Find, in the records below, the line that contains "What Plotly code" and the line that contains "import plotly.graph_objects as go". Copy those two lines and everything between them exactly, but not the pictures.

[START OF ENTRIES SHOWN]

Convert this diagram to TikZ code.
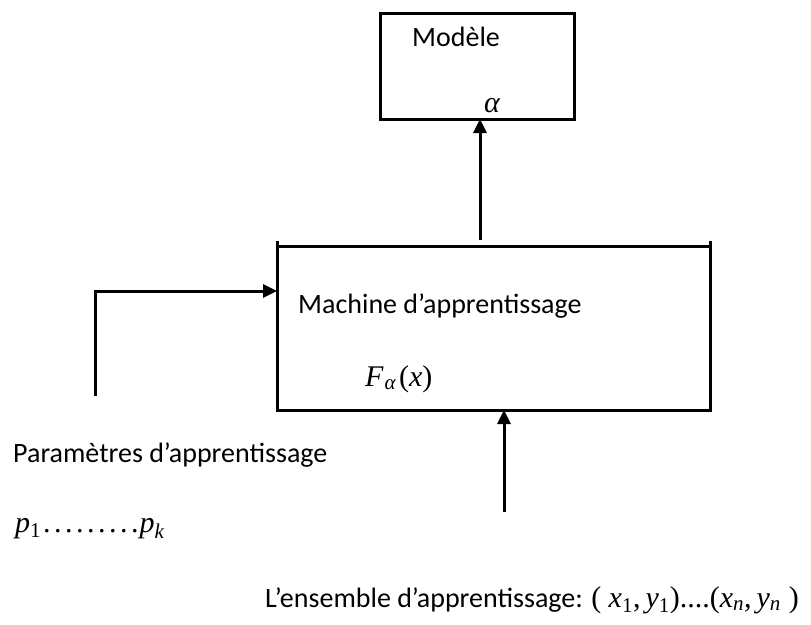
\documentclass[tikz,border=0pt]{standalone}
\usepackage{fontspec}
\setmainfont{Carlito}
\newfontfamily\tms{Liberation Serif}
\usetikzlibrary{arrows.meta}
\tikzset{
  px/.style={x=1pt,y=-1pt},
  frame/.style={draw=black,line width=3pt},
  link/.style={draw=black,line width=3pt,-{Triangle[length=14pt,width=13pt]}},
  lbl/.style={inner sep=0pt,anchor=base west,font=\fontsize{28}{32}\selectfont},
  mth/.style={inner sep=0pt,anchor=base west,font=\fontsize{30}{34}\selectfont\tms\itshape}
}
% subscripts: italic letters, upright digits
\newcommand{\sbs}[1]{\textsubscript{#1}}
\newcommand{\sbu}[1]{\textsubscript{\upshape #1}}
% one widely spaced dot
\newcommand{\wdot}{.\kern3.5pt}
\begin{document}
\begin{tikzpicture}[px]
\useasboundingbox (0,0) rectangle (811,624);
% model box
\draw[frame] (380,13) rectangle (574,119);
\coordinate (modelbot) at (480,119);
\node[lbl] (model) at (412,46) {Modèle};
\node[mth] (alpha) at (484,112) {α};
% learning machine box (side edges stand slightly above the top edge)
\draw[frame] (277,241) -- (277,410) -- (710,410) -- (710,241);
\draw[frame] (277,246) -- (710,246);
\coordinate (machtop) at (480,240);
\coordinate (machleft) at (277,291);
\coordinate (machbot) at (504,410);
\node[lbl] (mach) at (298,313) {Machine d’apprentissage};
\node[mth] (F) at (365,386) {F\kern1pt\sbs{α}\kern3pt\upshape(\itshape x\upshape)};
% parameters input
\coordinate (pstart) at (95,396);
\coordinate (pcorner) at (95,291);
\draw[link] (pstart) -- (pcorner) -- (machleft);
\node[lbl] (params) at (13,462) {Paramètres d’apprentissage};
\node[mth] (pk) at (15,532) {p\sbu{1}\upshape\kern2pt\wdot\wdot\wdot\wdot\wdot\wdot\wdot\wdot.\kern1pt\itshape p\sbs{k}};
% training set input
\coordinate (sstart) at (504,512);
\draw[link] (sstart) -- (machbot);
\node[lbl] (set) at (265,607) {L’ensemble d’apprentissage: {\tms\fontsize{30}{34}\selectfont( \itshape x\sbu{1}\upshape,\kern5pt\itshape y\sbu{1}\upshape)....(\itshape x\sbs{n}\upshape,\kern5pt\itshape y\sbs{n}\kern8pt\upshape)}};
% output to model
\draw[link] (machtop) -- (modelbot);
\end{tikzpicture}
\end{document}
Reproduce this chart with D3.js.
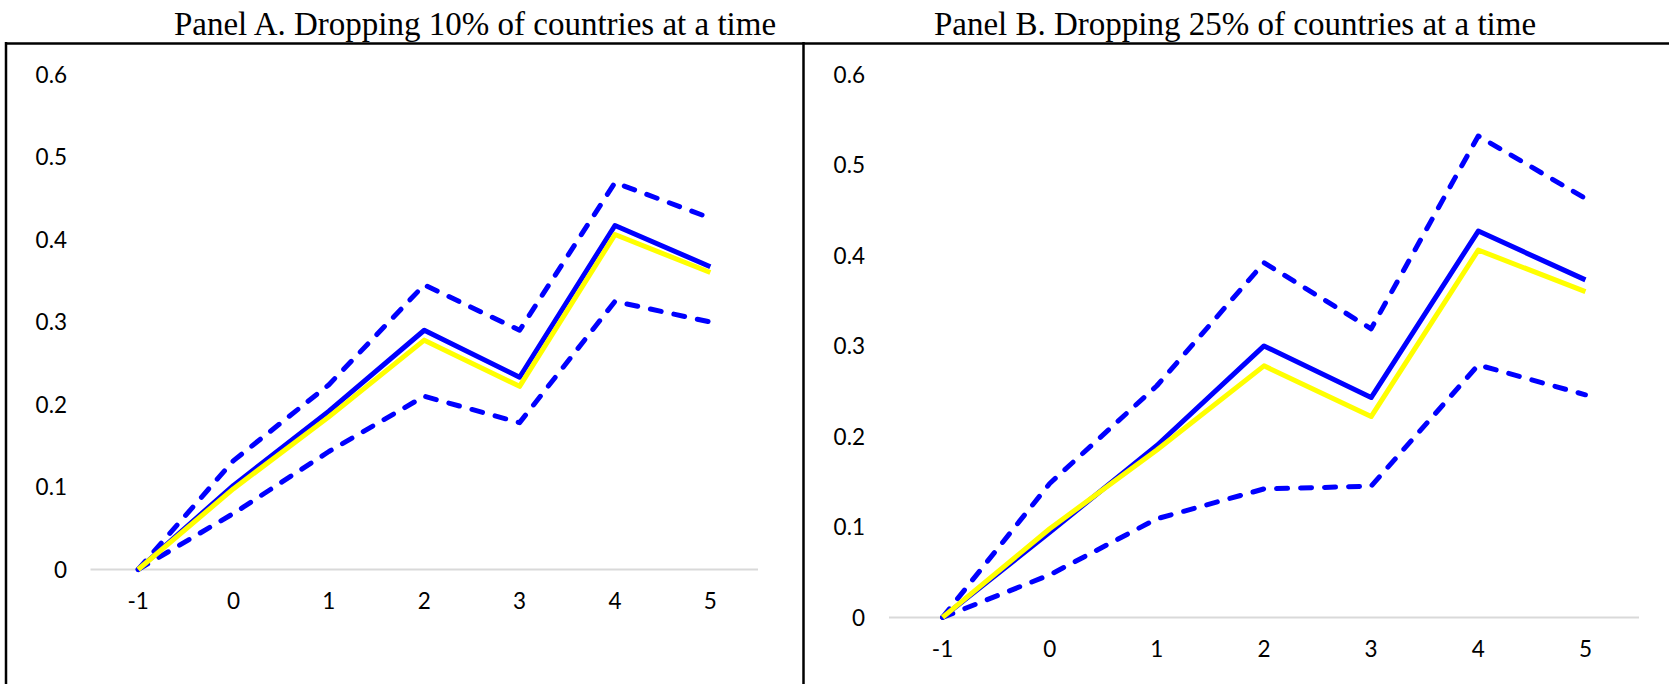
<!DOCTYPE html>
<html>
<head>
<meta charset="utf-8">
<script src="https://cdn.jsdelivr.net/npm/d3@7"></script>
<style>
  body { margin: 0; background: #fff; }
  svg { display: block; }
</style>
</head>
<body>
<svg id="chart" width="1669" height="684"></svg>
<script>
// x categories (event time) and y ticks shared by both panels
var periods = ["-1", "0", "1", "2", "3", "4", "5"];
var yTicks = [0, 0.1, 0.2, 0.3, 0.4, 0.5, 0.6];

// full-sample estimate (yellow), same in both panels
var fullSample = [0, 0.098, 0.185, 0.278, 0.222, 0.406, 0.360];

// Panel A: dropping 10% of countries
var aMean  = [0, 0.102, 0.192, 0.290, 0.233, 0.417, 0.367];
var aUpper = [0, 0.132, 0.224, 0.345, 0.290, 0.469, 0.426];
var aLower = [0, 0.068, 0.143, 0.210, 0.178, 0.325, 0.300];

// Panel B: dropping 25% of countries
var bMean  = [0, 0.094, 0.190, 0.300, 0.243, 0.427, 0.373];
var bUpper = [0, 0.148, 0.256, 0.392, 0.319, 0.532, 0.463];
var bLower = [0, 0.047, 0.109, 0.142, 0.145, 0.279, 0.246];

var titles = [
  "Panel A. Dropping 10% of countries at a time",
  "Panel B. Dropping 25% of countries at a time"
];

var svg = d3.select("#chart");

// frame: top rule, left edge, divider between panels
svg.append("line").attr("x1", 5).attr("x2", 1669).attr("y1", 43.5).attr("y2", 43.5)
  .attr("stroke", "#000").attr("stroke-width", 2.5);
svg.append("line").attr("x1", 6).attr("x2", 6).attr("y1", 42).attr("y2", 684)
  .attr("stroke", "#000").attr("stroke-width", 2.5);
svg.append("line").attr("x1", 803.5).attr("x2", 803.5).attr("y1", 42).attr("y2", 684)
  .attr("stroke", "#000").attr("stroke-width", 2.5);

var panels = [
  { title: titles[0], titleX: 475, left: 90.5, right: 758, zeroY: 569.5, topY: 74.5,
    labelX: 67, tickY: 601, mean: aMean, upper: aUpper, lower: aLower },
  { title: titles[1], titleX: 1235, left: 889, right: 1639, zeroY: 617.4, topY: 74.5,
    labelX: 865, tickY: 649, mean: bMean, upper: bUpper, lower: bLower }
];

panels.forEach(function(p) {
  var g = svg.append("g");

  g.append("text")
    .attr("x", p.titleX).attr("y", 35)
    .attr("text-anchor", "middle")
    .attr("font-family", "'Liberation Serif', 'Times New Roman', serif")
    .attr("font-size", 33)
    .attr("fill", "#000")
    .text(p.title);

  var x = d3.scalePoint().domain(periods).range([p.left, p.right]).padding(0.5);
  var y = d3.scaleLinear().domain([0, 0.6]).range([p.zeroY, p.topY]);

  // y labels (no axis line)
  g.selectAll(".ylab").data(yTicks).enter().append("text")
    .attr("class", "ylab")
    .attr("x", p.labelX)
    .attr("y", d => y(d))
    .attr("dy", "0.36em")
    .attr("text-anchor", "end")
    .attr("font-family", "Lato, 'Open Sans', sans-serif")
    .attr("font-size", 22.5)
    .attr("fill", "#000")
    .text(d => d === 0 ? "0" : d3.format(".1f")(d));

  // zero baseline
  g.append("line")
    .attr("x1", p.left).attr("x2", p.right)
    .attr("y1", y(0)).attr("y2", y(0))
    .attr("stroke", "#d9d9d9").attr("stroke-width", 2);

  // x labels
  g.selectAll(".xlab").data(periods).enter().append("text")
    .attr("class", "xlab")
    .attr("x", d => x(d))
    .attr("y", p.tickY)
    .attr("dy", "0.36em")
    .attr("text-anchor", "middle")
    .attr("font-family", "Lato, 'Open Sans', sans-serif")
    .attr("font-size", 22.5)
    .attr("fill", "#000")
    .text(d => d);

  var line = d3.line()
    .x((d, i) => x(periods[i]))
    .y(d => y(d));

  [p.upper, p.lower].forEach(function(s) {
    g.append("path").datum(s)
      .attr("d", line)
      .attr("fill", "none")
      .attr("stroke", "#0000ff")
      .attr("stroke-width", 5)
      .attr("stroke-linecap", "round")
      .attr("stroke-linejoin", "round")
      .attr("stroke-dasharray", "11,13");
  });

  g.append("path").datum(p.mean)
    .attr("d", line)
    .attr("fill", "none")
    .attr("stroke", "#0000ff")
    .attr("stroke-width", 5)
    .attr("stroke-linejoin", "round");

  g.append("path").datum(fullSample)
    .attr("d", line)
    .attr("fill", "none")
    .attr("stroke", "#ffff00")
    .attr("stroke-width", 5)
    .attr("stroke-linejoin", "round");
});
</script>
</body>
</html>
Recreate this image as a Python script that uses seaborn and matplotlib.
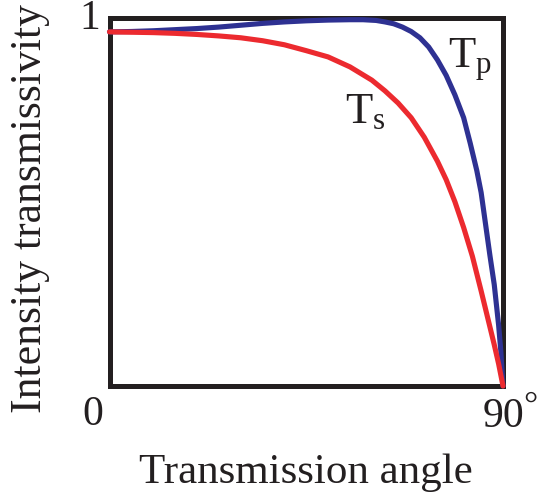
import numpy as np
import pandas as pd
import seaborn as sns
import matplotlib
matplotlib.use("Agg")
import matplotlib.pyplot as plt

# ---- data (angle in degrees, intensity transmissivity) ----
angle_s = [0, 5, 10, 15, 20, 25, 30, 35, 40, 45, 50, 55, 60, 63, 66, 69, 72, 75, 77, 79,
           81, 83, 85, 86.5, 88, 89, 90]
ts = [0.961, 0.960, 0.959, 0.957, 0.954, 0.950, 0.945, 0.937, 0.926, 0.910, 0.893, 0.866, 0.830,
      0.801, 0.768, 0.728, 0.675, 0.610, 0.560, 0.500, 0.430, 0.352, 0.258, 0.185, 0.112, 0.060, 0.0]

angle_p = [0, 5, 10, 15, 20, 25, 30, 35, 40, 45, 50, 55, 58, 61, 63, 65, 67, 69, 71, 73, 75,
           77, 79, 81, 82.5, 84, 85, 86, 87, 88, 89, 89.5, 90]
tp = [0.961, 0.962, 0.964, 0.967, 0.970, 0.974, 0.979, 0.984, 0.988, 0.991, 0.993, 0.994, 0.994,
      0.992, 0.988, 0.983, 0.974, 0.962, 0.945, 0.920, 0.885, 0.843, 0.790, 0.728, 0.659, 0.585,
      0.525, 0.440, 0.355, 0.275, 0.165, 0.095, 0.0]

x_ticks = [0, 90]
x_tick_labels = ["0", "90"]
y_tick_label = "1"
series_labels = ["T$_\\mathrm{s}$", "T$_\\mathrm{p}$"]
x_title = "Transmission angle"
y_title = "Intensity transmissivity"

RED = "#ec2a2f"
BLUE = "#2e3192"
INK = "#231f20"

sns.set_theme(style="white")
plt.rcParams["font.family"] = ["Liberation Serif", "DejaVu Serif"]
plt.rcParams["mathtext.fontset"] = "custom"
plt.rcParams["mathtext.rm"] = "Liberation Serif"
plt.rcParams["mathtext.it"] = "Liberation Serif:italic"
plt.rcParams["mathtext.bf"] = "Liberation Serif:bold"

df_s = pd.DataFrame({"angle": angle_s, "T": ts})
df_p = pd.DataFrame({"angle": angle_p, "T": tp})

fig = plt.figure(figsize=(5.38, 4.92), dpi=100)
ax = fig.add_axes([109.5 / 538, 1 - 386 / 492, 393.5 / 538, 368.5 / 492])

sns.lineplot(data=df_p, x="angle", y="T", ax=ax, color=BLUE, linewidth=3.7,
             estimator=None, sort=False, zorder=5, clip_on=False)
sns.lineplot(data=df_s, x="angle", y="T", ax=ax, color=RED, linewidth=3.7,
             estimator=None, sort=False, zorder=6, clip_on=False)
for ln in ax.get_lines():
    ln.set_solid_joinstyle("round")

ax.set_xlim(0, 90)
ax.set_ylim(0, 1)
ax.set_xticks([])
ax.set_yticks([])
for sp in ax.spines.values():
    sp.set_visible(True)
    sp.set_linewidth(3.6)
    sp.set_color(INK)
    sp.set_zorder(4)

ax.set_xlabel(x_title, fontsize=31, color=INK)
ax.xaxis.set_label_coords(0.5, -0.182)
ax.set_ylabel(y_title, fontsize=31.5, color=INK)
ax.yaxis.set_label_coords(-0.151, 0.482)

# tick-like labels
ax.text(-3.77, -0.106, x_tick_labels[0], fontsize=30, color=INK, ha="center", va="baseline", clip_on=False)
ax.text(x_ticks[1], -0.111, x_tick_labels[1], fontsize=30, color=INK, ha="center", va="baseline", clip_on=False)
ax.text(94.6, -0.082, "\u00b0", fontsize=25.5, color=INK, ha="left", va="baseline", clip_on=False)
ax.text(-2.2, 0.969, y_tick_label, fontsize=30, color=INK, ha="right", va="baseline", clip_on=False)

# series labels
ax.text(53.9, 0.714, series_labels[0], fontsize=32, color=INK, ha="left", va="baseline")
ax.text(77.4, 0.863, series_labels[1], fontsize=32, color=INK, ha="left", va="baseline")

fig.savefig("out.png", dpi=100)
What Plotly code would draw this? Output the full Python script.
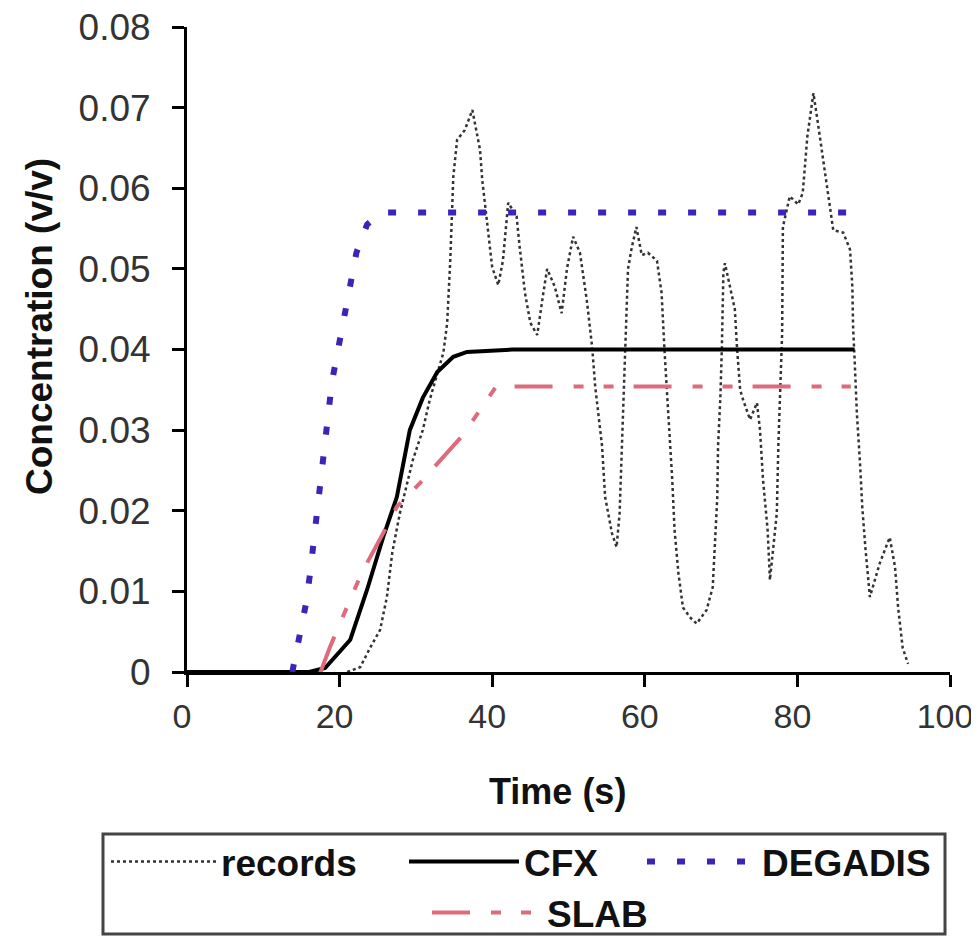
import plotly.graph_objects as go

# ---------------- data ----------------
records_t = [21.0, 22.7, 24.0, 25.3, 26.2, 26.9, 27.9, 29.6, 30.9, 31.8, 33.6, 34.1, 34.5, 34.7, 34.9,
             35.4, 36.4, 37.4, 38.4, 38.7, 39.1, 39.4, 40.0, 40.8, 41.4, 42.1, 43.2, 43.6, 44.3, 45.0,
             45.9, 46.7, 47.2, 48.2, 49.1, 49.8, 50.6, 51.5, 52.4, 53.1, 53.5, 54.4, 54.8, 55.7, 56.3,
             56.7, 57.0, 57.2, 57.4, 57.8, 58.3, 58.9, 59.6, 60.4, 61.6, 62.2, 62.6, 63.0, 63.6, 63.9,
             64.4, 65.0, 65.9, 66.8, 68.1, 68.9, 69.2, 69.5, 69.6, 69.9, 70.1, 70.3, 70.5, 71.2, 71.8,
             72.1, 72.5, 72.9, 73.8, 74.7, 75.1, 75.5, 76.1, 76.4, 77.3, 77.5, 77.7, 78.0, 78.1, 79.0,
             80.1, 80.7, 81.3, 82.1, 82.7, 83.4, 84.0, 84.7, 86.0, 86.9, 87.2, 87.3, 87.5, 87.8, 88.2,
             88.5, 88.9, 89.5, 90.8, 92.1, 92.8, 93.2, 93.8, 94.5]
records_c = [0.0, 0.0006, 0.003, 0.0052, 0.0093, 0.0148, 0.0197, 0.0263, 0.030, 0.0337, 0.0396, 0.0433,
             0.051, 0.0573, 0.0614, 0.066, 0.0672, 0.0697, 0.0648, 0.061, 0.0577, 0.0548, 0.0502, 0.048,
             0.051, 0.0582, 0.0565, 0.0527, 0.047, 0.0433, 0.0418, 0.047, 0.050, 0.0478, 0.0445, 0.050,
             0.054, 0.052, 0.0461, 0.0403, 0.0354, 0.028, 0.0217, 0.0172, 0.0155, 0.0197, 0.028, 0.034,
             0.0403, 0.050, 0.0527, 0.0552, 0.0517, 0.052, 0.051, 0.047, 0.0396, 0.0337, 0.0238, 0.0176,
             0.0123, 0.008, 0.0068, 0.006, 0.0077, 0.0105, 0.0155, 0.0217, 0.028, 0.034, 0.0403, 0.0495,
             0.0507, 0.0478, 0.045, 0.040, 0.035, 0.0337, 0.0313, 0.0334, 0.030, 0.0238, 0.0176, 0.0114,
             0.0197, 0.028, 0.0346, 0.042, 0.0552, 0.059, 0.058, 0.0594, 0.0664, 0.0718, 0.068, 0.0635,
             0.0594, 0.0548, 0.0545, 0.0524, 0.0478, 0.0428, 0.0387, 0.032, 0.026, 0.0205, 0.0155, 0.0093,
             0.0135, 0.0167, 0.013, 0.008, 0.003, 0.001]

cfx_t = [0.0, 16.0, 18.1, 19.5, 21.4, 23.6, 25.7, 27.5, 29.2, 30.9, 32.8, 34.9, 36.7, 42.7, 87.5]
cfx_c = [0.0, 0.0, 0.0005, 0.002, 0.004, 0.0102, 0.0167, 0.0217, 0.030, 0.034, 0.0372, 0.0391, 0.0397,
         0.040, 0.040]

degadis_t = [13.8, 14.8, 15.6, 16.1, 16.6, 17.1, 17.5, 18.0, 18.5, 19.0, 19.8, 20.6, 21.3, 22.2, 23.6,
             25.5, 88.0]
degadis_c = [0.0, 0.0045, 0.0085, 0.012, 0.016, 0.020, 0.024, 0.0285, 0.0325, 0.036, 0.040, 0.044,
             0.048, 0.052, 0.0555, 0.057, 0.057]

slab_t = [17.5, 18.7, 20.4, 22.9, 25.7, 27.5, 30.5, 33.2, 36.0, 38.4, 40.5, 87.0]
slab_c = [0.0, 0.003, 0.0068, 0.0123, 0.0172, 0.0205, 0.0234, 0.0263, 0.0292, 0.0325, 0.0354, 0.0354]

y_ticks = [0.0, 0.01, 0.02, 0.03, 0.04, 0.05, 0.06, 0.07, 0.08]
y_ticktext = ["0", "0.01", "0.02", "0.03", "0.04", "0.05", "0.06", "0.07", "0.08"]
x_ticks = [0, 20, 40, 60, 80, 100]
x_ticktext = ["0", "20", "40", "60", "80", "100"]

FONT = "Liberation Sans, Arial, sans-serif"

fig = go.Figure()
fig.add_trace(go.Scatter(x=records_t, y=records_c, mode="lines", name="records",
                         line=dict(color="#333333", width=2.5, dash="dot"), legend="legend"))
fig.add_trace(go.Scatter(x=cfx_t, y=cfx_c, mode="lines", name="CFX",
                         line=dict(color="#000000", width=4), legend="legend2"))
fig.add_trace(go.Scatter(x=degadis_t, y=degadis_c, mode="lines", name="DEGADIS",
                         line=dict(color="#3f22b8", width=6, dash="8px,22px"), legend="legend3"))
fig.add_trace(go.Scatter(x=slab_t, y=slab_c, mode="lines", name="SLAB",
                         line=dict(color="#dd6b7b", width=4, dash="38px,21px,10px,20px,10px,20px"),
                         legend="legend4"))

# page body has an 8px margin: the figure is placed at (8, 8) on screen
OFF = 8
W, H = 979 - OFF, 937 - OFF
PLOT_X0, PLOT_X1, PLOT_Y0, PLOT_Y1 = 187, 950, 27, 672   # screen pixels of the plot area
L, T = PLOT_X0 - OFF, PLOT_Y0 - OFF
R, B = W - (PLOT_X1 - OFF), H - (PLOT_Y1 - OFF)
PW, PH = PLOT_X1 - PLOT_X0, PLOT_Y1 - PLOT_Y0


def px(xs):
    return (xs - PLOT_X0) / PW


def py(ys):
    return (PLOT_Y1 - ys) / PH


leg_font = dict(family=FONT, size=37, color="#111111", weight="bold")


def leg(x_left, y_mid, itemwidth):
    return dict(x=px(x_left), y=py(y_mid), xanchor="left", yanchor="middle",
                bgcolor="rgba(0,0,0,0)", borderwidth=0, font=leg_font,
                itemwidth=itemwidth, orientation="h", tracegroupgap=0)


fig.update_layout(
    width=W, height=H,
    margin=dict(l=L, r=R, t=T, b=B, pad=0, autoexpand=False),
    plot_bgcolor="white", paper_bgcolor="white",
    showlegend=True,
    legend=leg(106, 862, 105),
    legend2=leg(404, 862, 110),
    legend3=leg(642, 862, 110),
    legend4=leg(427, 913, 110),
    font=dict(family=FONT, size=37, color="#222222"),
)

fig.update_xaxes(range=[0, 100], tickvals=x_ticks, ticktext=x_ticktext,
                 showline=True, linewidth=3, linecolor="black", ticks="outside",
                 ticklen=12, tickwidth=3, tickcolor="black", showgrid=False, zeroline=False,
                 tickfont=dict(family=FONT, size=34, color="#333333"), ticklabelstandoff=0,
                 ticklabelshift=-5, ticklabeloverflow="allow")
fig.update_yaxes(range=[0, 0.08], tickvals=y_ticks, ticktext=y_ticktext,
                 showline=True, linewidth=3, linecolor="black", ticks="outside",
                 ticklen=12, tickwidth=3, tickcolor="black", showgrid=False, zeroline=False,
                 tickfont=dict(family=FONT, size=37, color="#333333"), ticklabelstandoff=14,
                 ticklabeloverflow="allow")

fig.add_annotation(text="Concentration (v/v)", xref="paper", yref="paper", x=px(39), y=py(327),
                   xanchor="center", yanchor="middle", textangle=-90, showarrow=False,
                   font=dict(family=FONT, size=37, color="#111111", weight="bold"))
fig.add_annotation(text="Time (s)", xref="paper", yref="paper", x=px(557), y=py(792),
                   xanchor="center", yanchor="middle", showarrow=False,
                   font=dict(family=FONT, size=36, color="#111111", weight="bold"))

fig.add_shape(type="rect", xref="paper", yref="paper",
              x0=px(103), x1=px(945), y0=py(934), y1=py(834),
              line=dict(color="#444444", width=3), fillcolor="rgba(0,0,0,0)")

fig.write_html("out.html")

[END OF ENTRIES SHOWN]

EXERCISE RESPONSE
What Plotly code would draw this? Output the full Python script.
import plotly.graph_objects as go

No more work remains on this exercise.